A forklift extruded motor housing is the structural enclosure that surrounds and protects the electric drive or lift motor on a forklift, manufactured through the aluminum extrusion process. Rather than being cast in a mold or fabricated from welded plate, an extruded motor housing is formed by forcing heated aluminum alloy billet through a precision die, producing a continuous profile with a consistent cross-section. The resulting housing combines high dimensional accuracy, excellent thermal conductivity, and a favorable strength-to-weight ratio — all properties that directly benefit electric forklift motor performance and service life.

Electric forklifts — which now represent the majority of new forklift deployments in warehousing, distribution, and manufacturing environments — place demanding requirements on motor housings.

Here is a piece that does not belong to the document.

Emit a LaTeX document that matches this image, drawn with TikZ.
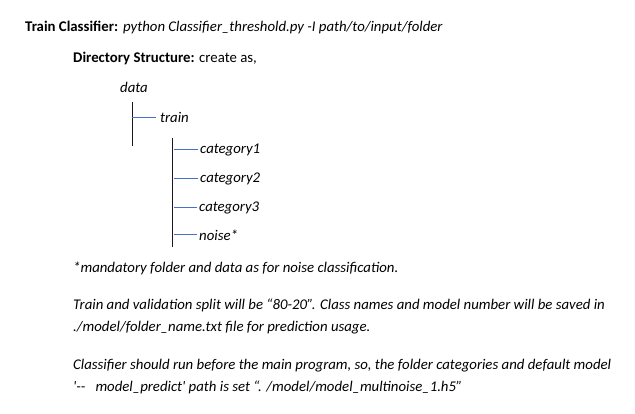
\documentclass[tikz,border=0pt]{standalone}
\usepackage{fontspec}
\setmainfont{Carlito}
\usepackage{tikz}
\usetikzlibrary{positioning,calc}
\definecolor{branchblue}{HTML}{4472C4}
\definecolor{treegray}{HTML}{1A1A1A}

\begin{document}
\begin{tikzpicture}[x=1pt, y=-1pt,
    txt/.style={anchor=base west, inner sep=0pt, font=\fontsize{14.8}{17}\selectfont},
    itxt/.style={txt, font=\fontsize{14.8}{17}\selectfont\itshape},
    trunk/.style={draw=treegray, line width=0.9pt},
    branch/.style={draw=branchblue, line width=0.8pt}
]
    \useasboundingbox[fill=white] (0,0) rectangle (635,413);

    % Header lines
    \node[txt] (title) at (25,31) {\textbf{Train Classifier:}\hspace{5pt}\textit{python Classifier\_threshold.py -I path/to/input/folder}};
    \node[txt] (dirs) at (73,62) {\textbf{Directory Structure:} create as,};

    % Directory tree
    \node[itxt] (data) at (120,92) {data};
    \node[itxt] (train) at (160,122) {train};
    \node[itxt] (cat1) at (200,153) {category1};
    \node[itxt] (cat2) at (200,182) {category2};
    \node[itxt] (cat3) at (199,211) {category3};
    \node[itxt] (noise) at (199,240) {noise*};

    \coordinate (datatop) at (132,102);
    \coordinate (databot) at (132,146);
    \coordinate (traintop) at (172,138);
    \coordinate (trainbot) at (172,247);

    \draw[trunk] (datatop) -- (databot);
    \draw[trunk] (traintop) -- (trainbot);
    \draw[branch] (datatop |- train.west) -- ([xshift=-4pt]train.west);
    \foreach \leaf in {cat1,cat2,cat3,noise}
        \draw[branch] ([xshift=2pt]traintop |- \leaf.west) -- ([xshift=-2pt]\leaf.west);

    % Notes
    \node[itxt] (note) at (73,272) {*mandatory folder and data as for noise classification.};
    \node[itxt] (split) at (73,309) {Train and validation split will be “80-20”. Class names and model number will be saved in};
    \node[itxt] (splitb) at (73,331) {./model/folder\_name.txt file for prediction usage.};
    \node[itxt] (run) at (73,369) {Classifier should run before the main program, so, the folder categories and default model};
    \node[itxt] (runb) at (73,391) {\textquotesingle-{}-\hspace{10pt}model\_predict\textquotesingle{} path is set “. /model/model\_multinoise\_1.h5”};
\end{tikzpicture}
\end{document}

The housing must dissipate heat generated during continuous duty cycles, resist mechanical shock and vibration from rough floor surfaces and load impacts, provide a sealed environment that protects motor windings and bearings from dust and moisture, and do all of this while keeping overall drivetrain weight low enough to preserve battery range and load capacity ratings.

Extruded aluminum housings address these requirements more effectively than cast iron alternatives in most modern electric forklift applications, which is why the design has become the dominant construction method across leading forklift motor manufacturers globally.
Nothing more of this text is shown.